Para a revista, há paralelo com 1964
Para a revista, há paralelos com 1964. Agora, como então, a política brasileira é polarizada entre esquerda e direita. Goulart era um pretenso reformador, mas ineficaz. Ele era um péssimo administrador da economia, assim como Dilma Rousseff, sucessora de Lula, que governou de 2011 até o impeachment de 2016. Em 1964, os conspiradores militares temiam, não sem razão, que Goulart planejasse seu próprio golpe. Contra o Congresso e os governadores. "De forma menos plausível, eles temiam que ele estivesse liderando o Brasil no caminho da então recente revolução comunista de Fidel Castro em Cuba, assim como os defensores de Bolsonaro temem, erroneamente, que o PT transformaria o Brasil na Venezuela" comparou. No entanto, nada disso significa que Bolsonaro, supondo que vença, poderia tentar replicar a ditadura. Sua ascensão reflete o ódio generalizado ao PT e uma demanda popular por mudança, renovação econômica e segurança diante de um sistema político falido, recessão econômica e onda de criminalidade - mas não necessariamente para o regime militar. A mídia e uma sociedade civil vibrante apoiam a democracia. Tampouco há motivos para acreditar que as forças armadas desejem assumir o controle. Eles têm orgulho de ser a instituição mais respeitada do Brasil. O general Villas Bôas disse que os "cabeças quentes" que pedem um golpe são "loucos". Ele criticou os esforços, que Bolsonaro defende, para envolver o exército na luta contra o crime organizado. A maioria dos oficiais superiores é moderada e não quer tomar medidas inconstitucionais e não se curvará a Bolsonaro, segundo o especialista em defesa Alfredo Valladão. Se ele vencer, a sua resistência ao completo controle civil poderá ser uma restrição para ele. O exército se sentiria forçado a intervir, de acordo com Valladão, apenas se o Brasil se transformasse em violência política em grande escala.

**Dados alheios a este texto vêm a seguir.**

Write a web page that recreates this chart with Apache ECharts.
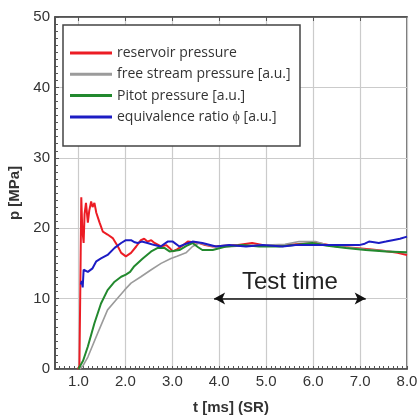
<!DOCTYPE html>
<html>
<head>
<meta charset="utf-8">
<script src="https://cdn.jsdelivr.net/npm/echarts@6/dist/echarts.min.js"></script>
<style>
html,body{margin:0;padding:0;background:#fff;}
#c{width:418px;height:417px;}
</style>
</head>
<body>
<div id="c"></div>
<script>
// ---- data ----
const seriesNames = ['reservoir pressure', 'free stream pressure [a.u.]', 'Pitot pressure [a.u.]', 'equivalence ratio \u03d5 [a.u.]'];

const redT = [0.98, 1.02, 1.04, 1.06, 1.08, 1.11, 1.13, 1.16, 1.2, 1.23, 1.27, 1.3, 1.34, 1.38, 1.45, 1.52, 1.62, 1.73, 1.84, 1.91, 2.01, 2.12, 2.23, 2.33, 2.4, 2.47, 2.55, 2.62, 2.76, 2.87, 2.94, 3.01, 3.1, 3.19, 3.33, 3.45, 3.57, 3.7, 3.86, 4.1, 4.4, 4.7, 5.0, 5.4, 5.8, 6.1, 6.5, 6.9, 7.2, 7.5, 7.8, 8.0];
const redP = [0, 0.3, 12, 24.4, 20, 17.9, 22, 23.6, 20.8, 22.5, 23.8, 23, 23.6, 22.2, 20.8, 19.5, 19.1, 18.6, 17.4, 16.5, 16.0, 16.5, 17.4, 18.3, 18.5, 18.1, 18.3, 17.9, 17.4, 17.6, 17.2, 16.7, 17.0, 17.4, 18.1, 18.0, 17.9, 17.6, 17.4, 17.5, 17.6, 17.9, 17.5, 17.6, 17.8, 17.9, 17.4, 17.2, 17.0, 16.8, 16.5, 16.2];

const grayT = [1.03, 1.1, 1.2, 1.41, 1.62, 1.8, 1.98, 2.12, 2.33, 2.55, 2.76, 2.97, 3.1, 3.29, 3.43, 3.57, 3.8, 4.1, 4.5, 5.0, 5.4, 5.7, 6.05, 6.3, 6.7, 7.1, 7.5, 8.0];
const grayP = [0, 0.5, 1.7, 5.1, 8.4, 9.8, 11.2, 12.2, 13.1, 14.1, 15.0, 15.7, 16.0, 16.5, 17.4, 17.9, 17.5, 17.3, 17.5, 17.6, 17.7, 18.1, 18.1, 17.6, 17.3, 17.0, 16.8, 16.5];

const greenT = [1.0, 1.1, 1.2, 1.34, 1.48, 1.62, 1.77, 1.91, 2.01, 2.1, 2.19, 2.37, 2.55, 2.69, 2.83, 2.94, 3.05, 3.15, 3.3, 3.43, 3.55, 3.64, 3.86, 4.14, 4.5, 4.85, 5.28, 5.6, 5.98, 6.3, 6.7, 7.12, 7.55, 8.0];
const greenP = [0, 1.2, 3.2, 6.5, 9.3, 11.2, 12.4, 13.1, 13.4, 13.8, 14.6, 15.7, 16.7, 17.2, 17.2, 16.7, 16.8, 16.9, 17.5, 17.9, 17.3, 16.9, 16.9, 17.4, 17.6, 17.4, 17.4, 17.6, 17.9, 17.5, 17.2, 16.9, 16.7, 16.6];

const blueT = [1.05, 1.07, 1.09, 1.11, 1.15, 1.2, 1.3, 1.38, 1.48, 1.62, 1.77, 1.91, 2.01, 2.12, 2.2, 2.26, 2.35, 2.47, 2.62, 2.75, 2.9, 3.01, 3.15, 3.3, 3.43, 3.64, 3.93, 4.21, 4.57, 4.92, 5.35, 5.63, 5.98, 6.34, 6.7, 6.98, 7.1, 7.19, 7.3, 7.4, 7.55, 7.69, 7.85, 8.0];
const blueP = [12.0, 12.5, 11.6, 14.1, 13.9, 13.8, 14.3, 15.3, 15.7, 16.2, 17.2, 17.9, 18.3, 18.3, 18.0, 17.9, 18.1, 17.9, 17.6, 17.4, 18.1, 18.1, 17.4, 17.8, 18.1, 17.9, 17.4, 17.6, 17.4, 17.6, 17.4, 17.6, 17.6, 17.6, 17.6, 17.6, 17.8, 18.1, 18.0, 17.9, 18.1, 18.3, 18.5, 18.8];

const topTicks = [1, 2, 3, 4, 5, 6, 7];
const testTimeStart = 3.89, testTimeEnd = 7.12, testTimeLevel = 10;
const xMin = 0.5, xMax = 8.0, yMin = 0, yMax = 50;

const colors = ['#ec1c24', '#9b9b9b', '#22892e', '#1c1cc4'];
const widths = [2, 1.6, 2, 2];

function pairs(t, p) { return t.map((v, i) => [v, p[i]]); }

const chart = echarts.init(document.getElementById('c'), null, {renderer: 'canvas'});
const datasets = [pairs(redT, redP), pairs(grayT, grayP), pairs(greenT, greenP), pairs(blueT, blueP)];

const series = datasets.map((d, i) => ({
  name: seriesNames[i],
  type: 'line',
  data: d,
  showSymbol: false,
  symbol: 'none',
  lineStyle: {color: colors[i], width: widths[i]},
  itemStyle: {color: colors[i]},
  z: 2 + i
}));

series.push({
  name: 'testtime',
  type: 'line',
  data: [],
  symbol: 'none',
  markLine: {
    silent: true,
    symbol: ['arrow', 'arrow'],
    symbolSize: [9, 11],
    lineStyle: {color: '#111', width: 1.5, type: 'solid'},
    label: {
      show: true,
      position: 'middle',
      formatter: 'Test time',
      fontFamily: 'Liberation Sans',
      fontSize: 24,
      color: '#222',
      distance: 4
    },
    data: [[{coord: [testTimeStart, testTimeLevel]}, {coord: [testTimeEnd, testTimeLevel]}]]
  }
});

const axisFont = {fontFamily: 'Liberation Sans', fontSize: 15, color: '#333'};

chart.setOption({
  animation: false,
  backgroundColor: '#fff',
  grid: {left: 55, right: 11, top: 17, bottom: 48, show: true, borderColor: '#4a4a4a', borderWidth: 1.5, backgroundColor: 'transparent', containLabel: false, outerBoundsMode: 'none'},
  legend: {
    data: seriesNames,
    orient: 'vertical',
    left: 70,
    top: 45,
    padding: 0,
    itemWidth: 42,
    itemHeight: 3,
    itemGap: 5.3,
    icon: 'rect',
    textStyle: {fontFamily: 'Open Sans', fontSize: 14, color: '#333', lineHeight: 16},
    z: 20
  },
  graphic: [{
    type: 'rect',
    shape: {x: 63, y: 25, width: 237, height: 121},
    style: {fill: '#fff', stroke: '#444', lineWidth: 1.5},
    z: 10
  }],
  xAxis: [{
    type: 'value',
    min: xMin, max: xMax, interval: 0.5,
    name: 't [ms] (SR)',
    nameLocation: 'middle',
    nameGap: 31,
    nameTextStyle: {fontFamily: 'Liberation Sans', fontSize: 15, fontWeight: 'bold', color: '#333'},
    axisLine: {show: true, onZero: false, lineStyle: {color: '#4a4a4a', width: 1.5}},
    axisTick: {show: true, inside: true, length: 3, lineStyle: {color: '#555'}},
    minorTick: {show: true, splitNumber: 5, length: 3, lineStyle: {color: '#555'}},
    axisLabel: Object.assign({margin: 5, formatter: v => (Math.abs(v - Math.round(v)) < 1e-6 && v >= 1) ? v.toFixed(1) : ''}, axisFont),
    splitLine: {show: true, lineStyle: {color: ['rgba(0,0,0,0)', '#cbcbcb'], width: 1.2}}
  }, {
    type: 'value',
    position: 'top',
    min: xMin, max: xMax, interval: 0.5,
    axisLine: {show: true, onZero: false, lineStyle: {color: '#4a4a4a', width: 1.5}},
    axisTick: {show: true, inside: true, length: 4, customValues: topTicks, lineStyle: {color: '#555'}},
    axisLabel: {show: false},
    splitLine: {show: false}
  }],
  yAxis: {
    type: 'value',
    min: yMin, max: yMax, interval: 10,
    name: 'p [MPa]',
    nameLocation: 'middle',
    nameGap: 24,
    nameTextStyle: {fontFamily: 'Liberation Sans', fontSize: 15, fontWeight: 'bold', color: '#333'},
    axisLine: {show: true, onZero: false, lineStyle: {color: '#4a4a4a', width: 1.5}},
    axisTick: {show: true, inside: true, length: 4, lineStyle: {color: '#555'}},
    minorTick: {show: true, splitNumber: 10, length: 3, lineStyle: {color: '#555'}},
    axisLabel: Object.assign({margin: 5}, axisFont),
    splitLine: {show: true, lineStyle: {color: '#cbcbcb', width: 1.2}}
  },
  series: series
});
</script>
</body>
</html>
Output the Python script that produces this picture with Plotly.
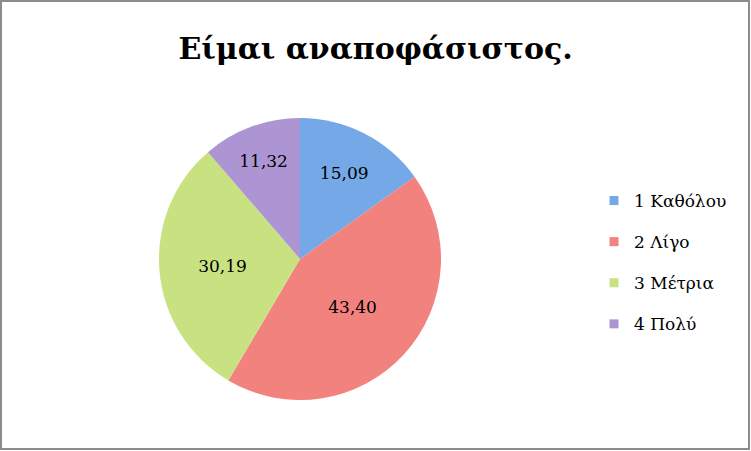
#!/usr/bin/env python3
# -*- coding: utf-8 -*-

import plotly.graph_objects as go

title = "Είμαι αναποφάσιστος."
labels = ["1 Καθόλου", "2 Λίγο", "3 Μέτρια", "4 Πολύ"]
values = [15.09, 43.40, 30.19, 11.32]
colors = ["#74a8e6", "#f2827d", "#c8e282", "#ad95d3"]

serif = "DejaVu Serif"
W, H = 751, 451

fig = go.Figure()

# pie, first slice from 12 o'clock going clockwise
fig.add_trace(go.Pie(
	labels=labels, values=values, sort=False, direction="clockwise", rotation=0,
	marker=dict(colors=colors, line=dict(width=0)),
	text=[("%.2f" % v).replace(".", ",") for v in values],
	textinfo="text", textposition="inside", insidetextorientation="horizontal",
	textfont=dict(family=serif, size=17, color="black"),
	hoverinfo="label+text",
	showlegend=False,
	domain=dict(x=[159/W, 441/W], y=[1-400/H, 1-118/H]),
))

# legend entries (dummy traces so the gap between items can be set)
for i, lab in enumerate(labels):
	fig.add_trace(go.Scatter(
		x=[None], y=[None], mode="markers", name=lab, legendgroup=str(i),
		marker=dict(symbol="square", size=9, color=colors[i]),
	))

fig.update_layout(
	width=W, height=H,
	margin=dict(l=0, r=0, t=0, b=0),
	paper_bgcolor="white", plot_bgcolor="white",
	title=dict(text="<b>" + title + "</b>", x=0.5, xanchor="center", y=1-48/H, yanchor="middle",
		font=dict(family=serif, size=30, color="black")),
	legend=dict(x=594/W, xanchor="left", y=1-183/H, yanchor="top",
		font=dict(family=serif, size=17, color="black"),
		tracegroupgap=16, itemwidth=30),
	xaxis=dict(visible=False), yaxis=dict(visible=False),
	shapes=[dict(type="rect", xref="paper", yref="paper", x0=1/W, x1=1-2/W, y0=2/H, y1=1-1/H,
		line=dict(color="#8c8c8c", width=2))],
)

# page body has an 8px default margin; drop it so the chart sits at 0,0
fig.write_html("out.html", config={"displayModeBar": False},
	post_script="document.body.style.margin='0';")
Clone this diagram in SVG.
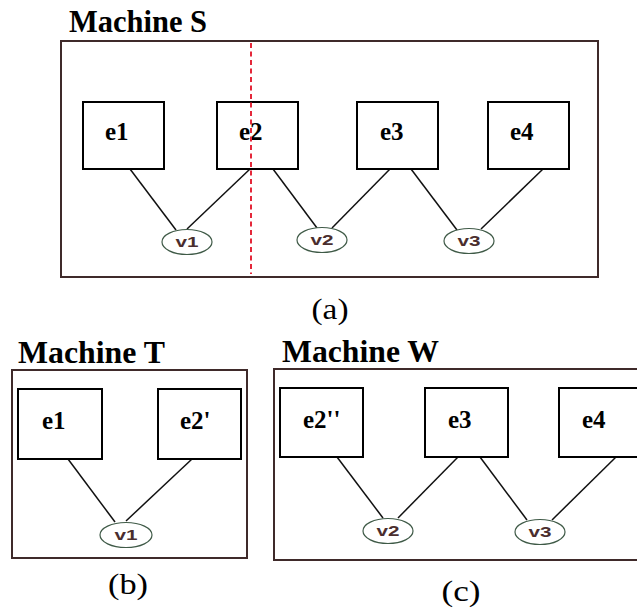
<svg xmlns="http://www.w3.org/2000/svg" width="637" height="610" viewBox="0 0 637 610">
<style>
.frame{fill:none;stroke:#3f2a2a;stroke-width:2}
.box{fill:#fff;stroke:#000;stroke-width:2}
.title{font-family:"Liberation Serif",serif;font-weight:bold;font-size:31px;fill:#000}
.lbl{font-family:"Liberation Serif",serif;font-weight:bold;font-size:25px;fill:#000}
.ell{fill:#fff;stroke:#3f5a47;stroke-width:1.2}
.vt{font-family:"Liberation Sans",sans-serif;font-weight:bold;font-size:14px;fill:#4a2e2e;text-anchor:middle}
.cap{font-family:"Liberation Serif",serif;font-size:30px;fill:#000;text-anchor:middle}
.edge{stroke:#111;stroke-width:1.5;fill:none}
.cut{stroke:#e4283a;stroke-width:2;stroke-dasharray:5 3.5;fill:none}
</style>
<rect width="637" height="610" fill="#fff"/>

<!-- (a) Machine S -->
<g id="machineS">
<rect class="frame" x="61" y="41" width="537" height="236"/>
<text class="title" x="69" y="32" textLength="138" lengthAdjust="spacingAndGlyphs">Machine S</text>
</g>
<g id="connectorsA">
<line class="edge" x1="130" y1="169" x2="176" y2="230"/>
<line class="edge" x1="250" y1="169" x2="187" y2="229"/>
<line class="edge" x1="273" y1="169" x2="317" y2="228"/>
<line class="edge" x1="390" y1="169" x2="332" y2="228"/>
<line class="edge" x1="411" y1="169" x2="457" y2="230"/>
<line class="edge" x1="543" y1="169" x2="481" y2="229"/>
</g>
<g id="S_e1"><rect class="box" x="83" y="102" width="81" height="67"/><text class="lbl" x="105" y="140">e1</text></g>
<g id="S_e2"><rect class="box" x="217" y="102" width="81" height="67"/><text class="lbl" x="239" y="140">e2</text></g>
<g id="S_e3"><rect class="box" x="357" y="102" width="81" height="67"/><text class="lbl" x="380" y="140">e3</text></g>
<g id="S_e4"><rect class="box" x="488" y="102" width="81" height="67"/><text class="lbl" x="510" y="140">e4</text></g>
<g id="S_v1"><ellipse class="ell" cx="187" cy="242" rx="25" ry="12.5"/><text class="vt" x="187" y="247" textLength="23" lengthAdjust="spacingAndGlyphs">v1</text></g>
<g id="S_v2"><ellipse class="ell" cx="322" cy="240" rx="25" ry="12.5"/><text class="vt" x="322" y="245" textLength="23" lengthAdjust="spacingAndGlyphs">v2</text></g>
<g id="S_v3"><ellipse class="ell" cx="469" cy="241" rx="25" ry="12.5"/><text class="vt" x="469" y="246" textLength="23" lengthAdjust="spacingAndGlyphs">v3</text></g>
<line id="cutline" class="cut" x1="251" y1="43" x2="251" y2="274"/>
<text class="cap" x="330" y="319" textLength="37" lengthAdjust="spacingAndGlyphs">(a)</text>

<!-- (b) Machine T -->
<g id="machineT">
<rect class="frame" x="12" y="370" width="235" height="188"/>
<text class="title" x="18" y="363" textLength="147" lengthAdjust="spacingAndGlyphs">Machine T</text>
</g>
<g id="connectorsB">
<line class="edge" x1="68" y1="459" x2="115" y2="522"/>
<line class="edge" x1="192" y1="459" x2="126" y2="521"/>
</g>
<g id="T_e1"><rect class="box" x="18" y="389" width="84" height="70"/><text class="lbl" x="42" y="429">e1</text></g>
<g id="T_e2p"><rect class="box" x="158" y="389" width="83" height="70"/><text class="lbl" x="180" y="429">e2'</text></g>
<g id="T_v1"><ellipse class="ell" cx="126" cy="535" rx="26" ry="12.5"/><text class="vt" x="126" y="540" textLength="23" lengthAdjust="spacingAndGlyphs">v1</text></g>
<text class="cap" x="128" y="594" textLength="40" lengthAdjust="spacingAndGlyphs">(b)</text>

<!-- (c) Machine W -->
<g id="machineW">
<rect class="frame" x="274" y="369" width="380" height="191"/>
<text class="title" x="282" y="362" textLength="157" lengthAdjust="spacingAndGlyphs">Machine W</text>
</g>
<g id="connectorsC">
<line class="edge" x1="337" y1="457" x2="383" y2="518"/>
<line class="edge" x1="458" y1="457" x2="398" y2="518"/>
<line class="edge" x1="480" y1="457" x2="527" y2="520"/>
<line class="edge" x1="616" y1="457" x2="552" y2="520"/>
</g>
<g id="W_e2pp"><rect class="box" x="280" y="388" width="83" height="69"/><text class="lbl" x="303" y="428">e2''</text></g>
<g id="W_e3"><rect class="box" x="425" y="388" width="83" height="69"/><text class="lbl" x="448" y="428">e3</text></g>
<g id="W_e4"><rect class="box" x="559" y="388" width="84" height="69"/><text class="lbl" x="582" y="428">e4</text></g>
<g id="W_v2"><ellipse class="ell" cx="388" cy="531" rx="25" ry="12.5"/><text class="vt" x="388" y="536" textLength="23" lengthAdjust="spacingAndGlyphs">v2</text></g>
<g id="W_v3"><ellipse class="ell" cx="540" cy="532" rx="25" ry="12.5"/><text class="vt" x="540" y="537" textLength="23" lengthAdjust="spacingAndGlyphs">v3</text></g>
<text class="cap" x="461" y="601" textLength="39" lengthAdjust="spacingAndGlyphs">(c)</text>
</svg>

The Economist fala em corrente de opinião autoritária
Mais do que um movimento de direita organizado, Bolsonaro comanda uma corrente de opinião autoritária. Ele pode estar mais interessado na dinastia do que na ditadura. Um de seus filhos se tornou o congressista com mais votos; outro foi eleito senador; um terceiro é seu conselheiro de política externa. Em vez de um flashback de 1964, Bolsonaro representa um drama mais insidioso. Ele expressa visões extremas, conforme a The Economist. Disse que a ditadura errou em 'torturar em vez de matar'. Quer que a polícia mate mais 'criminosos' e libere a posse de armas. Como diz o professor de relações internacionais da FGV Matias Spektor, é a qualidade da democracia brasileira, e não sua sobrevivência, que corre um risco mais imediato.